* EXERCISE
Pictures in the data below are not part of the copy; transcribe everything else exactly.
┄┄┄┄┄┄
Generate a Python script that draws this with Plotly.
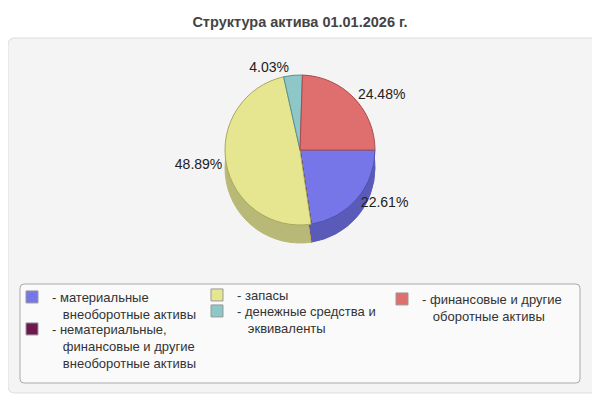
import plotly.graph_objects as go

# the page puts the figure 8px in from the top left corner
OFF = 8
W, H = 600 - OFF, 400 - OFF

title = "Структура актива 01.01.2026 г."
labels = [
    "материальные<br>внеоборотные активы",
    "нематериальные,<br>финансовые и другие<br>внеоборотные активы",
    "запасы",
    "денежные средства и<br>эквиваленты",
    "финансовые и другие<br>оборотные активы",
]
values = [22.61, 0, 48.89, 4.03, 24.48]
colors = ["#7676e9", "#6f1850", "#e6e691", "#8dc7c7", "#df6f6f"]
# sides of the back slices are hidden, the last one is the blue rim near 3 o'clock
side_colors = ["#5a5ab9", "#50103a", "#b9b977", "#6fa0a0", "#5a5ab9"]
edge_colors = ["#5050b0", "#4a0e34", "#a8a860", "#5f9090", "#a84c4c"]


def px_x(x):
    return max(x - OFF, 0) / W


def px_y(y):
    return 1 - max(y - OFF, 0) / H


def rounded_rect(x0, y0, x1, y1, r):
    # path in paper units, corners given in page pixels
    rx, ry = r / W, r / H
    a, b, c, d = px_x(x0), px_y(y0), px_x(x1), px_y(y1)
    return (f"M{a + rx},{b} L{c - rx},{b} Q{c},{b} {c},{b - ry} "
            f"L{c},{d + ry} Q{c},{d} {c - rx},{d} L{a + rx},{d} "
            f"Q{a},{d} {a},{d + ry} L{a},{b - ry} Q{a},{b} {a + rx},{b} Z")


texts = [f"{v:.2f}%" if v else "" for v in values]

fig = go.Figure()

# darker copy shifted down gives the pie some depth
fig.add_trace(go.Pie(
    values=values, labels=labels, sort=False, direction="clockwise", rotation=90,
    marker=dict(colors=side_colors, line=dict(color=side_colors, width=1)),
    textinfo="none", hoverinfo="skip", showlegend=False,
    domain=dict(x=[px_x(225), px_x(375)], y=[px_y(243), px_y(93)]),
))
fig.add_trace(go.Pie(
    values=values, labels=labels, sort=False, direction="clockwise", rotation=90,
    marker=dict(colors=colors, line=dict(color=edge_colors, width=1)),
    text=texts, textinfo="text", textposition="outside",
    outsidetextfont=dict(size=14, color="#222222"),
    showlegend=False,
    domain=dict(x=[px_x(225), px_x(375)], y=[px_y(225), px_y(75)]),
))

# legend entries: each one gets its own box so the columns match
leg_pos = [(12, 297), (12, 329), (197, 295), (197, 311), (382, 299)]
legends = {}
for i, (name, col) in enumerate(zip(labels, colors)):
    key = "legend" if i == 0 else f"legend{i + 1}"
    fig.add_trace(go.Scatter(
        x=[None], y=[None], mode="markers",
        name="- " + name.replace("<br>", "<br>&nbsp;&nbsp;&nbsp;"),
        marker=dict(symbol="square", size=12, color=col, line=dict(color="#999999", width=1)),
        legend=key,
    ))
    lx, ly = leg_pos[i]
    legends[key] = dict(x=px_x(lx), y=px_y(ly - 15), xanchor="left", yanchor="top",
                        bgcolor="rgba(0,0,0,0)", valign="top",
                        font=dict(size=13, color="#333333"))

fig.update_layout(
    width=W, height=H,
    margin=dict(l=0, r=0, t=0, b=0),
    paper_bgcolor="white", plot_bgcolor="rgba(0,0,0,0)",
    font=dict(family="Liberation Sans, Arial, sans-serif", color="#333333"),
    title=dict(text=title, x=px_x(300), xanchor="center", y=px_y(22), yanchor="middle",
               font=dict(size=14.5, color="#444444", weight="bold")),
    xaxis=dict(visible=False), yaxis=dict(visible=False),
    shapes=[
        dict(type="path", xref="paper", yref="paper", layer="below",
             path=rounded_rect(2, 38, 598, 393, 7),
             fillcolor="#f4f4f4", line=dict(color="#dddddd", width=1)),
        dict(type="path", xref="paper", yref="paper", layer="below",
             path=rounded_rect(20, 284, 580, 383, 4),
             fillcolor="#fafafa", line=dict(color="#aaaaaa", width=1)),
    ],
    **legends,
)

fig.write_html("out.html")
┄┄┄┄┄┄
* TASK OUTPUT
Generate a Python script that draws this with Plotly.
import plotly.graph_objects as go

# the page puts the figure 8px in from the top left corner
OFF = 8
W, H = 600 - OFF, 400 - OFF

title = "Структура актива 01.01.2026 г."
labels = [
    "материальные<br>внеоборотные активы",
    "нематериальные,<br>финансовые и другие<br>внеоборотные активы",
    "запасы",
    "денежные средства и<br>эквиваленты",
    "финансовые и другие<br>оборотные активы",
]
values = [22.61, 0, 48.89, 4.03, 24.48]
colors = ["#7676e9", "#6f1850", "#e6e691", "#8dc7c7", "#df6f6f"]
# sides of the back slices are hidden, the last one is the blue rim near 3 o'clock
side_colors = ["#5a5ab9", "#50103a", "#b9b977", "#6fa0a0", "#5a5ab9"]
edge_colors = ["#5050b0", "#4a0e34", "#a8a860", "#5f9090", "#a84c4c"]


def px_x(x):
    return max(x - OFF, 0) / W


def px_y(y):
    return 1 - max(y - OFF, 0) / H


def rounded_rect(x0, y0, x1, y1, r):
    # path in paper units, corners given in page pixels
    rx, ry = r / W, r / H
    a, b, c, d = px_x(x0), px_y(y0), px_x(x1), px_y(y1)
    return (f"M{a + rx},{b} L{c - rx},{b} Q{c},{b} {c},{b - ry} "
            f"L{c},{d + ry} Q{c},{d} {c - rx},{d} L{a + rx},{d} "
            f"Q{a},{d} {a},{d + ry} L{a},{b - ry} Q{a},{b} {a + rx},{b} Z")


texts = [f"{v:.2f}%" if v else "" for v in values]

fig = go.Figure()

# darker copy shifted down gives the pie some depth
fig.add_trace(go.Pie(
    values=values, labels=labels, sort=False, direction="clockwise", rotation=90,
    marker=dict(colors=side_colors, line=dict(color=side_colors, width=1)),
    textinfo="none", hoverinfo="skip", showlegend=False,
    domain=dict(x=[px_x(225), px_x(375)], y=[px_y(243), px_y(93)]),
))
fig.add_trace(go.Pie(
    values=values, labels=labels, sort=False, direction="clockwise", rotation=90,
    marker=dict(colors=colors, line=dict(color=edge_colors, width=1)),
    text=texts, textinfo="text", textposition="outside",
    outsidetextfont=dict(size=14, color="#222222"),
    showlegend=False,
    domain=dict(x=[px_x(225), px_x(375)], y=[px_y(225), px_y(75)]),
))

# legend entries: each one gets its own box so the columns match
leg_pos = [(12, 297), (12, 329), (197, 295), (197, 311), (382, 299)]
legends = {}
for i, (name, col) in enumerate(zip(labels, colors)):
    key = "legend" if i == 0 else f"legend{i + 1}"
    fig.add_trace(go.Scatter(
        x=[None], y=[None], mode="markers",
        name="- " + name.replace("<br>", "<br>&nbsp;&nbsp;&nbsp;"),
        marker=dict(symbol="square", size=12, color=col, line=dict(color="#999999", width=1)),
        legend=key,
    ))
    lx, ly = leg_pos[i]
    legends[key] = dict(x=px_x(lx), y=px_y(ly - 15), xanchor="left", yanchor="top",
                        bgcolor="rgba(0,0,0,0)", valign="top",
                        font=dict(size=13, color="#333333"))

fig.update_layout(
    width=W, height=H,
    margin=dict(l=0, r=0, t=0, b=0),
    paper_bgcolor="white", plot_bgcolor="rgba(0,0,0,0)",
    font=dict(family="Liberation Sans, Arial, sans-serif", color="#333333"),
    title=dict(text=title, x=px_x(300), xanchor="center", y=px_y(22), yanchor="middle",
               font=dict(size=14.5, color="#444444", weight="bold")),
    xaxis=dict(visible=False), yaxis=dict(visible=False),
    shapes=[
        dict(type="path", xref="paper", yref="paper", layer="below",
             path=rounded_rect(2, 38, 598, 393, 7),
             fillcolor="#f4f4f4", line=dict(color="#dddddd", width=1)),
        dict(type="path", xref="paper", yref="paper", layer="below",
             path=rounded_rect(20, 284, 580, 383, 4),
             fillcolor="#fafafa", line=dict(color="#aaaaaa", width=1)),
    ],
    **legends,
)

fig.write_html("out.html")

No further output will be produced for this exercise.